The grammar is given in EBNF format. In the productions the symbol ? stands for 0 or 1 repetitions, * stands for 0 or more repetitions, and + stands for 1 or more repetitions. Tokens are given between double quotes and should be interpreted as regular expressions.

  • Strings can have embedded double quotes ", by using the escape sequence \". For example "An embedded \" quote!".
  • Comments are placed between braces. For example { Start of the game } 33-28 18-22 39-33? { This is a classical mistake }.
  • In existing PDN files games are usually terminated with a result. It can be one of the chess results 1-0, 1/2-1/2, 0-1, one of the results of international draughts 2-0, 1-1, 0-2, or a double forfeit 0-0. Finally the * can be used as a terminator.
  • A game can not be empty.
  • Both numeric moves 32-28 and alpha-numeric moves a3-b4 are allowed.
  • In alpha-numeric moves the separator may be omitted, so a3b4 is allowed.
  • A move number is a number followed by either one dot or three dots, for example 1. 32-28 or 23... 20-25. The three dots denotes that it is a black move.
  • Moves can be annotated using a move strength indicator right after their notation, for example 10-15! or 29-23(?).
  • Moves can also be annotated using numeric annotation glyphs (NAGs). For example $1 has the same meaning as the move strength indicator !.
  • Comments, variations and NAGs may appear anywhere in the game, in any order. This is less restrictive than in [Nemesis],
  • Variations are placed between parentheses. They can be nested arbitrarily, for example: 32-28 19-23 (18-23 38-32 (37-32? 23-29! { Black wins }) 12-18) 28x19 14x23.
  • A setup of a new position is a FEN command surrounded by forward slashes (/), and it can appear anywhere in the game. An example is /FEN "B:W18,24,27,28,K10,K15:B12,16,20,K22,K25,K29"/. It is not backward compatible with existing PDN, see the PDN Extensions section for an explanation.

PDN Reading Grammar

// Game independent productions
PdnFile          : Game (GameSeparator Game)* GameSeparator?
GameSeparator    : ASTERISK | Result
Game             : (GameHeader GameBody?) | GameBody
GameHeader       : PdnTag+
GameBody         : (GameMove | Variation | COMMENT | SETUP | NAG)+
PdnTag           : LBRACKET IDENTIFIER STRING RBRACKET
GameMove         : MOVENUMBER? Move MOVESTRENGTH?
Variation        : LPAREN GameBody RPAREN

// Game dependent productions
Move             : NormalMove | CaptureMove | ELLIPSES
NormalMove       : Square MOVESEPARATOR Square
CaptureMove      : Square (CAPTURESEPARATOR Square)+
Square           : ALPHASQUARE | NUMSQUARE
Result           : Result1 | Result2 | DOUBLEFORFEIT
Result1          : WIN1 | DRAW1 | LOSS1
Result2          : WIN2 | DRAW2 | LOSS2

// Tokens
WIN1             : "1-0"
DRAW1            : "1\/2-1\/2"
LOSS1            : "0-1"
WIN2             : "2-0"
DRAW2            : "1-1"
LOSS2            : "0-2"
DOUBLEFORFEIT    : "0-0"
ELLIPSES         : "\.\.\."
MOVENUMBER       : "[0-9]+\.(\.\.)?"
MOVESEPARATOR    : "-"
CAPTURESEPARATOR : "[x:]"
ALPHASQUARE      : "[a-h][1-8]"
NUMSQUARE        : "([1-9][0-9]?)|(0[1-9])"
MOVESTRENGTH     : "([\!\?]+)|(\([\!\?]+\))"
NAG              : "\$[0-9]+"
LPAREN           : "\("
RPAREN           : "\)"
LBRACKET         : "\["
RBRACKET         : "\]"
ASTERISK         : "\*"
SETUP            : "\/[^\/]*\/"
STRING           : "\"([^\"]|\\\")*\""
COMMENT          : "\{[^}]*\}"
IDENTIFIER       : "[A-Z][a-zA-Z0-9_]*"

When reading PDN, one must take into account that captures can can contain the full capture sequence, also in the case of non-ambiguous moves. This is for backward compatibility.

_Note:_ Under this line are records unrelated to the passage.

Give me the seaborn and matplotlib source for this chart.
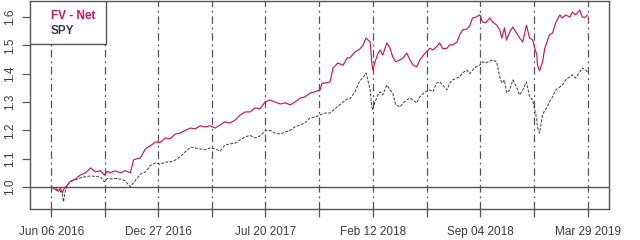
import matplotlib
matplotlib.use("Agg")
import matplotlib.pyplot as plt
import seaborn as sns
import pandas as pd
from matplotlib.patches import Rectangle

dates = [
    "2016-06-06", "2016-06-14", "2016-06-19", "2016-06-23", "2016-06-27", "2016-06-29", "2016-07-03",
    "2016-07-08", "2016-07-12", "2016-07-22", "2016-07-31", "2016-08-10", "2016-08-20", "2016-08-29",
    "2016-09-08", "2016-09-15", "2016-09-21", "2016-09-27", "2016-10-06", "2016-10-16", "2016-10-25",
    "2016-11-04", "2016-11-10", "2016-11-17", "2016-11-23", "2016-12-03", "2016-12-12", "2016-12-22",
    "2016-12-31", "2017-01-10", "2017-01-19", "2017-01-29", "2017-02-07", "2017-02-17", "2017-02-27",
    "2017-03-08", "2017-03-18", "2017-03-27", "2017-04-06", "2017-04-15", "2017-04-25", "2017-05-04",
    "2017-05-14", "2017-05-24", "2017-06-02", "2017-06-12", "2017-06-21", "2017-07-01", "2017-07-10",
    "2017-07-20", "2017-07-29", "2017-08-08", "2017-08-18", "2017-08-27", "2017-09-06", "2017-09-15",
    "2017-09-25", "2017-10-04", "2017-10-14", "2017-10-23", "2017-11-02", "2017-11-06", "2017-11-12",
    "2017-11-21", "2017-11-27", "2017-12-06", "2017-12-16", "2017-12-24", "2017-12-29", "2018-01-08",
    "2018-01-17", "2018-01-23", "2018-01-29", "2018-02-06", "2018-02-09", "2018-02-11", "2018-02-15",
    "2018-02-21", "2018-02-25", "2018-03-02", "2018-03-10", "2018-03-16", "2018-03-21", "2018-03-27",
    "2018-04-04", "2018-04-10", "2018-04-17", "2018-04-23", "2018-04-29", "2018-05-06", "2018-05-12",
    "2018-05-22", "2018-05-31", "2018-06-06", "2018-06-13", "2018-06-19", "2018-06-25", "2018-07-03",
    "2018-07-08", "2018-07-14", "2018-07-22", "2018-07-27", "2018-08-02", "2018-08-10", "2018-08-15",
    "2018-08-21", "2018-08-27", "2018-09-04", "2018-09-09", "2018-09-15", "2018-09-23", "2018-09-28",
    "2018-10-06", "2018-10-12", "2018-10-16", "2018-10-21", "2018-10-25", "2018-10-31", "2018-11-06",
    "2018-11-13", "2018-11-19", "2018-11-25", "2018-12-02", "2018-12-08", "2018-12-14", "2018-12-18",
    "2018-12-22", "2018-12-23", "2018-12-27", "2019-01-02", "2019-01-06", "2019-01-10", "2019-01-15",
    "2019-01-21", "2019-01-27", "2019-02-04", "2019-02-09", "2019-02-15", "2019-02-23", "2019-02-28",
    "2019-03-06", "2019-03-14", "2019-03-19", "2019-03-25", "2019-03-29",
]

fv_net = [
    1.000, 0.990, 0.985, 0.995, 0.980, 0.990, 1.000,
    1.010, 1.020, 1.028, 1.042, 1.050, 1.067, 1.053,
    1.057, 1.042, 1.055, 1.050, 1.057, 1.050, 1.057,
    1.050, 1.095, 1.100, 1.102, 1.135, 1.145, 1.159,
    1.157, 1.173, 1.170, 1.187, 1.190, 1.200, 1.208,
    1.205, 1.216, 1.212, 1.216, 1.208, 1.219, 1.230,
    1.226, 1.237, 1.254, 1.265, 1.265, 1.279, 1.276,
    1.300, 1.307, 1.300, 1.293, 1.297, 1.290, 1.300,
    1.314, 1.318, 1.332, 1.336, 1.343, 1.367, 1.367,
    1.371, 1.420, 1.438, 1.430, 1.456, 1.456, 1.477,
    1.487, 1.500, 1.526, 1.512, 1.440, 1.413, 1.440,
    1.473, 1.484, 1.466, 1.509, 1.490, 1.460, 1.442,
    1.449, 1.456, 1.473, 1.449, 1.431, 1.424, 1.449,
    1.473, 1.490, 1.484, 1.495, 1.509, 1.488, 1.490,
    1.502, 1.502, 1.512, 1.537, 1.555, 1.558, 1.568,
    1.597, 1.600, 1.608, 1.583, 1.580, 1.597, 1.583,
    1.572, 1.555, 1.526, 1.562, 1.519, 1.548, 1.565,
    1.544, 1.526, 1.512, 1.572, 1.526, 1.519, 1.490,
    1.466, 1.431, 1.410, 1.442, 1.490, 1.510, 1.537,
    1.544, 1.580, 1.608, 1.597, 1.608, 1.600, 1.618,
    1.608, 1.625, 1.600, 1.600, 1.608,
]

spy = [
    1.000, 0.995, 0.990, 0.985, 0.975, 0.947, 0.990,
    1.010, 1.018, 1.025, 1.032, 1.036, 1.039, 1.037,
    1.035, 1.018, 1.030, 1.028, 1.030, 1.028, 1.022,
    1.000, 1.015, 1.030, 1.045, 1.053, 1.075, 1.085,
    1.080, 1.088, 1.088, 1.095, 1.106, 1.124, 1.141,
    1.138, 1.134, 1.131, 1.138, 1.134, 1.127, 1.148,
    1.152, 1.155, 1.166, 1.177, 1.182, 1.173, 1.180,
    1.198, 1.200, 1.190, 1.187, 1.194, 1.200, 1.212,
    1.219, 1.226, 1.244, 1.247, 1.254, 1.258, 1.261,
    1.261, 1.270, 1.285, 1.300, 1.311, 1.311, 1.336,
    1.375, 1.385, 1.403, 1.343, 1.283, 1.272, 1.300,
    1.325, 1.336, 1.325, 1.360, 1.343, 1.332, 1.290,
    1.283, 1.297, 1.307, 1.314, 1.307, 1.297, 1.318,
    1.336, 1.343, 1.336, 1.367, 1.371, 1.360, 1.343,
    1.367, 1.378, 1.385, 1.389, 1.403, 1.413, 1.400,
    1.413, 1.424, 1.431, 1.442, 1.438, 1.445, 1.449,
    1.442, 1.389, 1.367, 1.378, 1.332, 1.343, 1.378,
    1.353, 1.325, 1.343, 1.371, 1.318, 1.307, 1.272,
    1.237, 1.212, 1.190, 1.255, 1.270, 1.280, 1.300,
    1.318, 1.343, 1.353, 1.360, 1.378, 1.389, 1.396,
    1.385, 1.406, 1.420, 1.413, 1.406,
]

series_names = ["FV - Net", "SPY"]
tick_dates = ["2016-06-06", "2016-12-27", "2017-07-20", "2018-02-12", "2018-09-04", "2019-03-29"]
tick_labels = ["Jun 06 2016", "Dec 27 2016", "Jul 20 2017", "Feb 12 2018", "Sep 04 2018", "Mar 29 2019"]
y_ticks = [1.0, 1.1, 1.2, 1.3, 1.4, 1.5, 1.6]

RED = "#C8175C"
GRAY = "#3c3c3c"
AXC = "#555555"

sns.set_style("white")
plt.rcParams["font.family"] = ["Liberation Sans", "DejaVu Sans"]

df = pd.DataFrame({"date": pd.to_datetime(dates), "FV - Net": fv_net, "SPY": spy})

fig = plt.figure(figsize=(6.4, 2.4), dpi=100)
ax = fig.add_axes([30 / 640, 1 - 209 / 240, 579 / 640, 208 / 240])

td = pd.to_datetime(tick_dates)
minor = [td[i] + (td[i + 1] - td[i]) / 2 for i in range(len(td) - 1)]
all_ticks = sorted(list(td) + minor)
for t in all_ticks:
    ax.axvline(t, color=AXC, lw=0.9, linestyle=(0, (6, 3, 1.5, 3)), zorder=1)
ax.axhline(1.0, color=AXC, lw=1.0, zorder=1)

sns.lineplot(data=df, x="date", y="SPY", ax=ax, color=GRAY, lw=0.7,
             linestyle=(0, (3, 1.5)), zorder=3, legend=False)
sns.lineplot(data=df, x="date", y="FV - Net", ax=ax, color=RED, lw=0.85, zorder=4, legend=False)

d0, d1 = df["date"].iloc[0], df["date"].iloc[-1]
pad = (d1 - d0) * 0.04
ax.set_xlim(d0 - pad, d1 + pad)
ax.set_ylim(0.922, 1.657)

ax.set_xticks(all_ticks)
lab_map = dict(zip(td, tick_labels))
ax.set_xticklabels([lab_map.get(t, "") for t in all_ticks])
ax.set_yticks(y_ticks)
ax.set_yticklabels([f"{v:.1f}" for v in y_ticks], rotation=90, va="center")
ax.tick_params(axis="both", direction="out", length=6, width=0.9, color=AXC,
               labelsize=8.5, labelcolor="#3a3a4a", left=True, bottom=True)
ax.tick_params(axis="x", pad=6)
ax.tick_params(axis="y", pad=4)
ax.set_xlabel("")
ax.set_ylabel("")
for s in ax.spines.values():
    s.set_color(AXC)
    s.set_linewidth(1.0)

ax.add_patch(Rectangle((0, 1 - 43 / 208), 76 / 579, 43 / 208, transform=ax.transAxes,
                       facecolor="white", edgecolor=AXC, lw=1.0, zorder=6))
ax.text(21 / 579, 1 - 15 / 208, series_names[0], transform=ax.transAxes, color=RED,
        fontsize=8.5, fontweight="bold", va="center", ha="left", zorder=7)
ax.text(21 / 579, 1 - 30 / 208, series_names[1], transform=ax.transAxes, color="#3a3a4a",
        fontsize=8.5, fontweight="bold", va="center", ha="left", zorder=7)

fig.savefig("out.png", dpi=100)
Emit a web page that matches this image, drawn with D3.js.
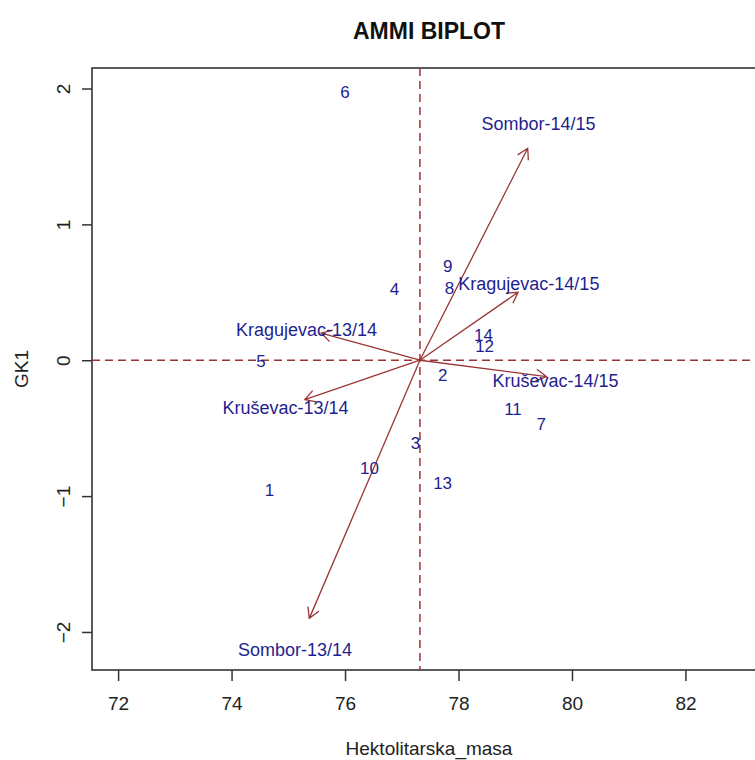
<!DOCTYPE html>
<html>
<head>
<meta charset="utf-8">
<script src="https://cdn.jsdelivr.net/npm/d3@7"></script>
<style>
  body { margin: 0; background: #fff; }
  svg { display: block; font-family: "Liberation Sans", Arial, sans-serif; }
</style>
</head>
<body>
<svg id="chart"></svg>
<script>
// genotipovi (brojevi) - koordinate ocitane sa slike
const genotypes = ["1","2","3","4","5","6","7","8","9","10","11","12","13","14"]
const genoX = [74.67, 77.72, 77.24, 76.87, 74.52, 76.0, 79.46, 77.84, 77.81, 76.43, 78.96, 78.46, 77.72, 78.44]
const genoY = [-0.96, -0.11, -0.61, 0.52, -0.01, 1.97, -0.47, 0.53, 0.69, -0.80, -0.36, 0.10, -0.91, 0.18]

// okruzenja - vrh strelice i polozaj natpisa
const environments = ["Sombor-14/15","Kragujevac-14/15","Kruševac-14/15","Kragujevac-13/14","Kruševac-13/14","Sombor-13/14"]
const envX = [79.22, 79.05, 79.55, 75.58, 75.29, 75.37]
const envY = [1.56, 0.50, -0.12, 0.20, -0.29, -1.90]
const envLabelX = [79.41, 79.24, 79.71, 75.32, 74.95, 75.12]
const envLabelY = [1.74, 0.56, -0.15, 0.22, -0.35, -2.13]

const meanX = 77.32 // prosek (isprekidana vertikala)
const xTicks = [72, 74, 76, 78, 80, 82]
const yTicks = [-2, -1, 0, 1, 2]

const width = 755, height = 760
const plot = { left: 92, top: 68, right: 766, bottom: 670 }

const colors = {
    text: "#1f1f8f",
    arrow: "#9a3535",
    axis: "#333"
}

const svg = d3.select("#chart").attr("width", width).attr("height", height)
svg.append("rect").attr("width", width).attr("height", height).attr("fill", "#fff")

const x = d3.scaleLinear().domain([71.54, 83.42]).range([plot.left, plot.right])
const y = d3.scaleLinear().domain([-2.28, 2.151]).range([plot.bottom, plot.top])

// ose
const xAxis = svg.append("g")
    .attr("transform", `translate(0,${plot.bottom})`)
    .call(d3.axisBottom(x).tickValues(xTicks).tickSize(11).tickPadding(16).tickFormat(d3.format("d")))
xAxis.select(".domain").remove()

const yAxis = svg.append("g")
    .attr("transform", `translate(${plot.left},0)`)
    .call(d3.axisLeft(y).tickValues(yTicks).tickSize(10).tickFormat(d3.format("d")))
yAxis.select(".domain").remove()

svg.selectAll(".tick text").attr("font-size", "19px").attr("fill", "#222")
svg.selectAll(".tick line").attr("stroke", colors.axis).attr("stroke-width", 1.5)
// oznake na y osi su rotirane kao u R-u
yAxis.selectAll(".tick text")
    .attr("x", 0).attr("y", 0).attr("dy", null)
    .attr("text-anchor", "middle")
    .attr("dominant-baseline", "central")
    .attr("transform", "translate(-29,0) rotate(-90)")

// okvir
svg.append("rect")
    .attr("x", plot.left).attr("y", plot.top)
    .attr("width", plot.right - plot.left).attr("height", plot.bottom - plot.top)
    .attr("fill", "none").attr("stroke", colors.axis).attr("stroke-width", 1.6)

// isprekidane linije
svg.append("line")
    .attr("x1", x(meanX)).attr("x2", x(meanX))
    .attr("y1", plot.top).attr("y2", plot.bottom)
    .attr("stroke", colors.arrow).attr("stroke-width", 1.5).attr("stroke-dasharray", "8,5")
svg.append("line")
    .attr("x1", plot.left).attr("x2", plot.right)
    .attr("y1", y(0)).attr("y2", y(0))
    .attr("stroke", colors.arrow).attr("stroke-width", 1.5).attr("stroke-dasharray", "8,5")

// strelice
const headLen = 12, headAng = Math.PI / 6
const arrows = svg.append("g").attr("class", "arrows")
environments.forEach((e, i) => {
    const x0 = x(meanX), y0 = y(0), x1 = x(envX[i]), y1 = y(envY[i])
    const a = Math.atan2(y1 - y0, x1 - x0)
    const p = d3.path()
    p.moveTo(x0, y0); p.lineTo(x1, y1)
    p.moveTo(x1 - headLen * Math.cos(a - headAng), y1 - headLen * Math.sin(a - headAng))
    p.lineTo(x1, y1)
    p.lineTo(x1 - headLen * Math.cos(a + headAng), y1 - headLen * Math.sin(a + headAng))
    arrows.append("path").attr("d", p.toString())
        .attr("fill", "none").attr("stroke", colors.arrow).attr("stroke-width", 1.3)
})

// natpisi okruzenja
svg.append("g").selectAll("text")
    .data(environments)
    .enter()
    .append("text")
    .attr("x", (d, i) => x(envLabelX[i]))
    .attr("y", (d, i) => y(envLabelY[i]))
    .attr("text-anchor", "middle")
    .attr("dominant-baseline", "central")
    .attr("font-size", "18px")
    .attr("fill", colors.text)
    .text(d => d)

// genotipovi
svg.append("g").selectAll("text")
    .data(genotypes)
    .enter()
    .append("text")
    .attr("x", (d, i) => x(genoX[i]))
    .attr("y", (d, i) => y(genoY[i]))
    .attr("text-anchor", "middle")
    .attr("dominant-baseline", "central")
    .attr("font-size", "17px")
    .attr("fill", colors.text)
    .text(d => d)

// naslovi
svg.append("text")
    .attr("x", (plot.left + plot.right) / 2).attr("y", 31)
    .attr("text-anchor", "middle").attr("dominant-baseline", "central")
    .attr("font-size", "23px").attr("font-weight", "bold").attr("fill", "#111")
    .text("AMMI BIPLOT")

svg.append("text")
    .attr("x", (plot.left + plot.right) / 2).attr("y", 748)
    .attr("text-anchor", "middle").attr("dominant-baseline", "central")
    .attr("font-size", "19px").attr("fill", "#222")
    .text("Hektolitarska_masa")

svg.append("text")
    .attr("transform", `translate(21,${(plot.top + plot.bottom) / 2}) rotate(-90)`)
    .attr("text-anchor", "middle").attr("dominant-baseline", "central")
    .attr("font-size", "19px").attr("fill", "#222")
    .text("GK1")
</script>
</body>
</html>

Note that the above reading grammar does not take everything into account. Some additional constructs that are encountered in practice are:

  • Specify unknown moves using a minus sign: 41. - -.
  • Write a move number without a move to specify an empty game: 1. 2-0.
  • Omit move separators in numeric moves: 3228 1823.

The reading grammar can be extended to handle such cases, but this goes beyond the scope of this document.

In several PDN examples three dots are being used for an unspecified or unknown move. For example 1. ... 7-12 is sometimes used instead of 1... 7-12. This case has been added to the reading grammar by means of the ELLIPSES token.